▶ _Description of the task_
Leaving the pictures out, print the lines from the first line of the listing through the line containing "YAxis, CartesianGrid, LabelList", exactly as they read, and no others.

═════ Data section

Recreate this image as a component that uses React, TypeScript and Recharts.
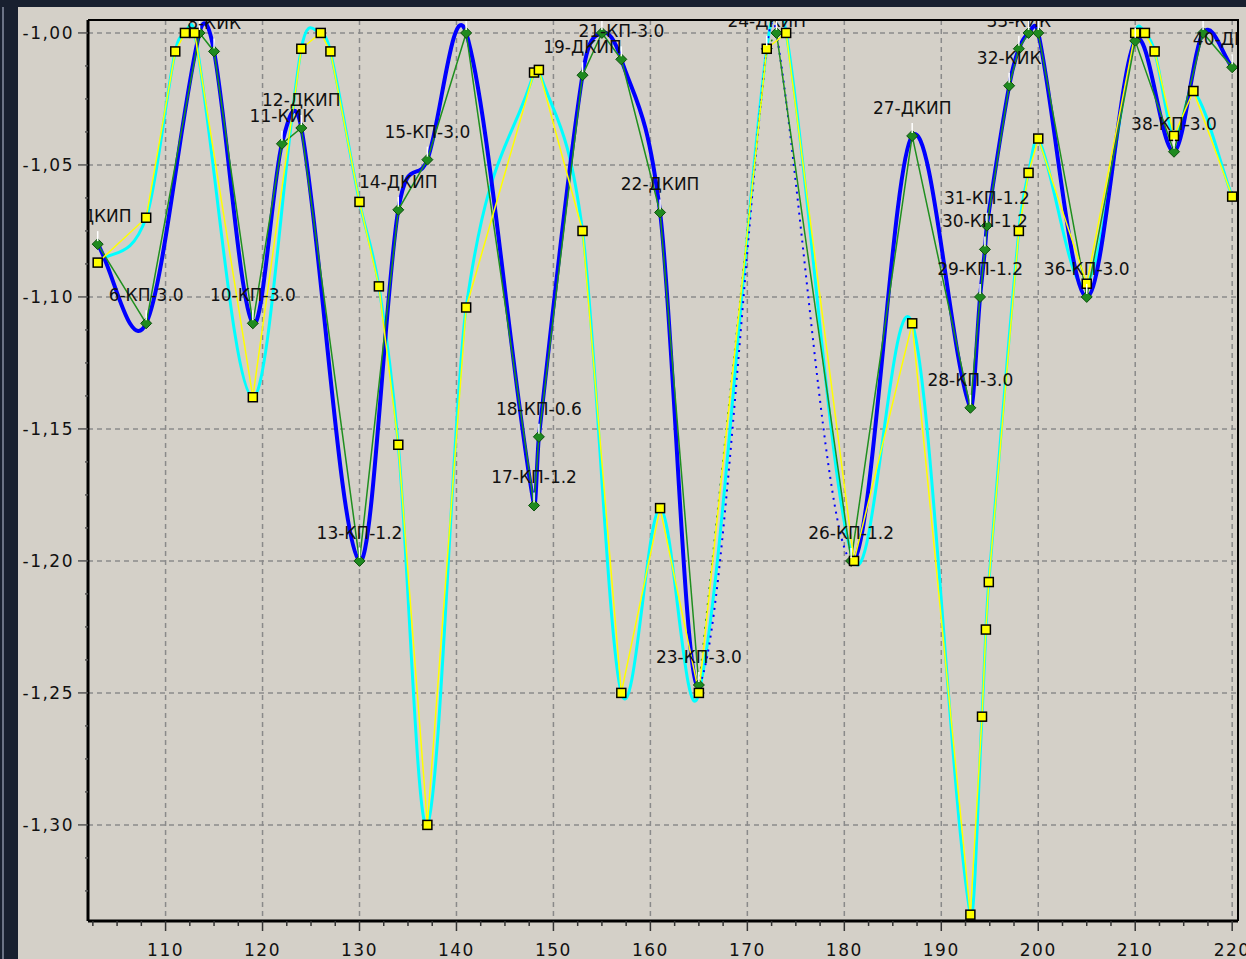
import { LineChart, Line, XAxis, YAxis, CartesianGrid, LabelList } from 'recharts';

// green series: measured points (stations), with labels
const greenX = [103, 108, 113.5, 115, 119, 122, 124, 130, 134, 137, 141, 148, 148.5, 153, 155, 157, 161, 165, 172, 173, 180.7, 187, 193, 194, 194.5, 194.7, 197, 198, 199, 200, 205, 210, 214, 217, 220];
const greenY = [-1.080, -1.110, -1.000, -1.007, -1.110, -1.042, -1.036, -1.200, -1.067, -1.048, -1.000, -1.179, -1.153, -1.016, -1.000, -1.010, -1.068, -1.247, -1.006, -1.000, -1.200, -1.039, -1.142, -1.100, -1.082, -1.073, -1.020, -1.006, -1.000, -1.000, -1.100, -1.003, -1.045, -1.000, -1.013];
const greenNames = ['5-ДКИП', '6-КП-3.0', '', '8-КИК', '10-КП-3.0', '11-КИК', '12-ДКИП', '13-КП-1.2', '14-ДКИП', '15-КП-3.0', '', '17-КП-1.2', '18-КП-0.6', '19-ДКИП', '', '21-КП-3.0', '22-ДКИП', '23-КП-3.0', '24-ДКИП', '', '26-КП-1.2', '27-ДКИП', '28-КП-3.0', '29-КП-1.2', '30-КП-1.2', '31-КП-1.2', '32-КИК', '33-КИК', '', '', '36-КП-3.0', '', '38-КП-3.0', '', '40-ДКИП'];

// yellow series
const yellowX = [103, 108, 111, 112, 113, 119, 124, 126, 127, 130, 132, 134, 137, 141, 148, 148.5, 153, 157, 161, 165, 172, 174, 181, 187, 193, 194.2, 194.6, 194.9, 198, 199, 200, 205, 210, 211, 212, 214, 216, 220];
const yellowY = [-1.087, -1.070, -1.007, -1.000, -1.000, -1.138, -1.006, -1.000, -1.007, -1.064, -1.096, -1.156, -1.300, -1.104, -1.015, -1.014, -1.075, -1.250, -1.180, -1.250, -1.006, -1.000, -1.200, -1.110, -1.334, -1.259, -1.226, -1.208, -1.075, -1.053, -1.040, -1.095, -1.000, -1.000, -1.007, -1.039, -1.022, -1.062];

const xMajorTicks = [110, 120, 130, 140, 150, 160, 170, 180, 190, 200, 210, 220];
const xMinorTicks = [102.5, 105, 107.5, 112.5, 115, 117.5, 122.5, 125, 127.5, 132.5, 135, 137.5, 142.5, 145, 147.5, 152.5, 155, 157.5, 162.5, 165, 167.5, 172.5, 175, 177.5, 182.5, 185, 187.5, 192.5, 195, 197.5, 202.5, 205, 207.5, 212.5, 215, 217.5];
const yMajorTicks = [-1.0, -1.05, -1.1, -1.15, -1.2, -1.25, -1.3];
const yMinorTicks = [-1.0125, -1.025, -1.0375, -1.0625, -1.075, -1.0875, -1.1125, -1.125, -1.1375, -1.1625, -1.175, -1.1875, -1.2125, -1.225, -1.2375, -1.2625, -1.275, -1.2875, -1.3125, -1.325];

const xDomain = [102, 220.6];
const yDomain = [-1.3364, -0.9951];

const greenData = greenX.map((x, i) => ({ x, y: greenY[i], n: greenNames[i] }));
const yellowData = yellowX.map((x, i) => ({ x, y: yellowY[i] }));

// dotted stretch of the smoothed/raw green run
const dottedBlue = [165, 180.7];
const dottedGreen = [165, 173];

const CHART_W = 1228;
const CHART_H = 952;
const PLOT = { left: 70, top: 13, width: 1150, height: 901 };
const FONT = '"DejaVu Sans", Arial, sans-serif';

const xPx = (v: number) => PLOT.left + ((v - xDomain[0]) / (xDomain[1] - xDomain[0])) * PLOT.width;
const yPx = (v: number) => PLOT.top + ((yDomain[1] - v) / (yDomain[1] - yDomain[0])) * PLOT.height;

const near = (arr: number[], v: number) => arr.some((t) => Math.abs(t - v) < 1e-6);

const scaleOf = (axis: any, v: number, fallback: (v: number) => number) => {
  const s = axis?.scale;
  if (typeof s === 'function') return s(v);
  if (s && typeof s.map === 'function') return s.map(v);
  return fallback(v);
};

// Catmull-Rom style smoothing in y(x): tangent from the two neighbours
function smoothX(context: any) {
  let px: number[] = [];
  let py: number[] = [];
  return {
    areaStart() {},
    areaEnd() {},
    lineStart() { px = []; py = []; },
    point(x: number, y: number) { px.push(+x); py.push(+y); },
    lineEnd() {
      const n = px.length;
      if (!n) return;
      context.moveTo(px[0], py[0]);
      if (n < 3) {
        for (let i = 1; i < n; i++) context.lineTo(px[i], py[i]);
        return;
      }
      const m: number[] = [];
      for (let i = 0; i < n; i++) {
        const a = Math.max(0, i - 1);
        const b = Math.min(n - 1, i + 1);
        m[i] = (py[b] - py[a]) / (px[b] - px[a] || 1e-6);
      }
      for (let i = 0; i < n - 1; i++) {
        const h = px[i + 1] - px[i];
        context.bezierCurveTo(px[i] + h / 3, py[i] + (m[i] * h) / 3, px[i + 1] - h / 3, py[i + 1] - (m[i + 1] * h) / 3, px[i + 1], py[i + 1]);
      }
    },
  };
}

const YTick = (props: any) => {
  const { x, y, payload } = props;
  const v = payload.value;
  const major = near(yMajorTicks, v);
  return (
    <g>
      <line x1={x - (major ? 10 : 3)} y1={y} x2={x} y2={y} stroke="#555" strokeWidth={1.5} />
      {major && (
        <text x={x - 14} y={y + 6} textAnchor="end" fontFamily={FONT} fontSize={17} letterSpacing={1.5} fill="#111">
          {v.toFixed(2).replace('.', ',')}
        </text>
      )}
    </g>
  );
};

const XTick = (props: any) => {
  const { x, y, payload } = props;
  const v = payload.value;
  const major = near(xMajorTicks, v);
  return (
    <g>
      <line x1={x} y1={y} x2={x} y2={y + (major ? 10 : 5)} stroke="#333" strokeWidth={1.5} />
      {major && (
        <text x={x} y={y + 35} textAnchor="middle" fontFamily={FONT} fontSize={17} letterSpacing={1.5} fill="#111">
          {v}
        </text>
      )}
    </g>
  );
};

const renderDiamond = (p: any) => {
  const { cx, cy, index } = p;
  if (cx == null || cy == null) return <g key={`gd${index}`} />;
  return (
    <path
      key={`gd${index}`}
      d={`M${cx},${cy - 5.5}L${cx + 5.5},${cy}L${cx},${cy + 5.5}L${cx - 5.5},${cy}Z`}
      fill="#1f8a1f"
      stroke="#0c4f0c"
      strokeWidth={1}
    />
  );
};

const renderSquare = (p: any) => {
  const { cx, cy, index } = p;
  if (cx == null || cy == null) return <g key={`ys${index}`} />;
  return <rect key={`ys${index}`} x={cx - 4.5} y={cy - 4.5} width={9} height={9} fill="#ffff00" stroke="#000" strokeWidth={1.5} />;
};

const renderLabel = (props: any) => {
  const x = props.x ?? props.viewBox?.x;
  const y = props.y ?? props.viewBox?.y;
  if (x == null || y == null) return null;
  return (
    <g clipPath="url(#clipPlot)">
      <line x1={x} y1={y - 3} x2={x} y2={y - 13} stroke="#ffffff" strokeWidth={1.5} />
      {props.value ? (
        <text x={x} y={y - 22} textAnchor="middle" fontFamily={FONT} fontSize={17} fill="#111">
          {props.value}
        </text>
      ) : null}
    </g>
  );
};

const css = `
.ln-blue-out path { clip-path: url(#clipBlueOut); }
.ln-blue-in path { clip-path: url(#clipBlueIn); }
.ln-green-out path { clip-path: url(#clipGreenOut); }
.ln-green-in path { clip-path: url(#clipGreenIn); }
`;

export default function App() {
  const bx0 = xPx(dottedBlue[0]);
  const bx1 = xPx(dottedBlue[1]);
  const gx0 = xPx(dottedGreen[0]);
  const gx1 = xPx(dottedGreen[1]);

  return (
    <div style={{ position: 'absolute', left: 0, top: 0, width: 1246, height: 959, background: '#18202f', overflow: 'hidden' }}>
      <style>{css}</style>
      <svg width={0} height={0} style={{ position: 'absolute' }}>
        <defs>
          <clipPath id="clipPlot" clipPathUnits="userSpaceOnUse">
            <rect x={PLOT.left} y={PLOT.top} width={PLOT.width} height={PLOT.height} />
          </clipPath>
          <clipPath id="clipBlueOut" clipPathUnits="userSpaceOnUse">
            <rect x={0} y={0} width={bx0} height={CHART_H} />
            <rect x={bx1} y={0} width={CHART_W - bx1} height={CHART_H} />
          </clipPath>
          <clipPath id="clipBlueIn" clipPathUnits="userSpaceOnUse">
            <rect x={bx0} y={0} width={bx1 - bx0} height={CHART_H} />
          </clipPath>
          <clipPath id="clipGreenOut" clipPathUnits="userSpaceOnUse">
            <rect x={0} y={0} width={gx0} height={CHART_H} />
            <rect x={gx1} y={0} width={CHART_W - gx1} height={CHART_H} />
          </clipPath>
          <clipPath id="clipGreenIn" clipPathUnits="userSpaceOnUse">
            <rect x={gx0} y={0} width={gx1 - gx0} height={CHART_H} />
          </clipPath>
        </defs>
      </svg>
      <div style={{ position: 'absolute', left: 2, top: 7, width: 2, height: 952, background: '#6b7385' }} />
      <div style={{ position: 'absolute', left: 18, top: 7, width: CHART_W, height: CHART_H, background: '#d4d0c8' }}>
        <LineChart width={CHART_W} height={CHART_H} margin={{ top: 13, right: 8, left: 0, bottom: 0 }}>
          <CartesianGrid
            stroke="#8a8a8a"
            strokeWidth={1.5}
            strokeDasharray="5 4"
            verticalCoordinatesGenerator={(args: any) => xMajorTicks.map((v) => scaleOf(args?.xAxis, v, xPx))}
            horizontalCoordinatesGenerator={(args: any) => yMajorTicks.map((v) => scaleOf(args?.yAxis, v, yPx))}
          />
          <XAxis
            type="number"
            dataKey="x"
            domain={xDomain}
            ticks={[...xMinorTicks, ...xMajorTicks].sort((a, b) => a - b)}
            interval={0}
            allowDataOverflow
            height={38}
            tickSize={0}
            tickMargin={0}
            tick={(p: any) => <XTick {...p} />}
            axisLine={{ stroke: '#000', strokeWidth: 3 }}
          />
          <YAxis
            type="number"
            domain={yDomain}
            ticks={[...yMajorTicks, ...yMinorTicks].sort((a, b) => b - a)}
            interval={0}
            allowDataOverflow
            width={70}
            tickSize={0}
            tickMargin={0}
            tick={(p: any) => <YTick {...p} />}
            axisLine={{ stroke: '#000', strokeWidth: 3 }}
          />

          <Line data={yellowData} dataKey="y" type={smoothX as any} stroke="#00ffff" strokeWidth={3} dot={false} isAnimationActive={false} />

          <Line className="ln-blue-out" data={greenData} dataKey="y" type={smoothX as any} stroke="#0000ff" strokeWidth={4} dot={false} isAnimationActive={false} />
          <Line className="ln-blue-in" data={greenData} dataKey="y" type={smoothX as any} stroke="#0000ff" strokeWidth={2} strokeDasharray="2 5" dot={false} isAnimationActive={false} />

          <Line className="ln-green-out" data={greenData} dataKey="y" type="linear" stroke="#1f8f1f" strokeWidth={1.5} dot={false} isAnimationActive={false} />
          <Line className="ln-green-in" data={greenData} dataKey="y" type="linear" stroke="#1f8f1f" strokeWidth={1.5} strokeDasharray="2 6" dot={false} isAnimationActive={false} />

          <Line data={yellowData} dataKey="y" type="linear" stroke="#ffff00" strokeWidth={1.5} dot={false} isAnimationActive={false} />

          <Line data={greenData} dataKey="y" type="linear" stroke="none" dot={renderDiamond} isAnimationActive={false}>
            <LabelList dataKey="n" content={renderLabel} />
          </Line>

          <Line data={yellowData} dataKey="y" type="linear" stroke="none" dot={renderSquare} isAnimationActive={false} />
        </LineChart>
      </div>
      <div
        style={{
          position: 'absolute',
          left: 88,
          top: 19,
          width: 1151,
          height: 902,
          boxSizing: 'border-box',
          borderTop: '2px solid #000',
          borderRight: '2px solid #000',
          pointerEvents: 'none',
        }}
      />
    </div>
  );
}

══════════

▶ _Exercise solution_
Recreate this image as a component that uses React, TypeScript and Recharts.
import { LineChart, Line, XAxis, YAxis, CartesianGrid, LabelList } from 'recharts';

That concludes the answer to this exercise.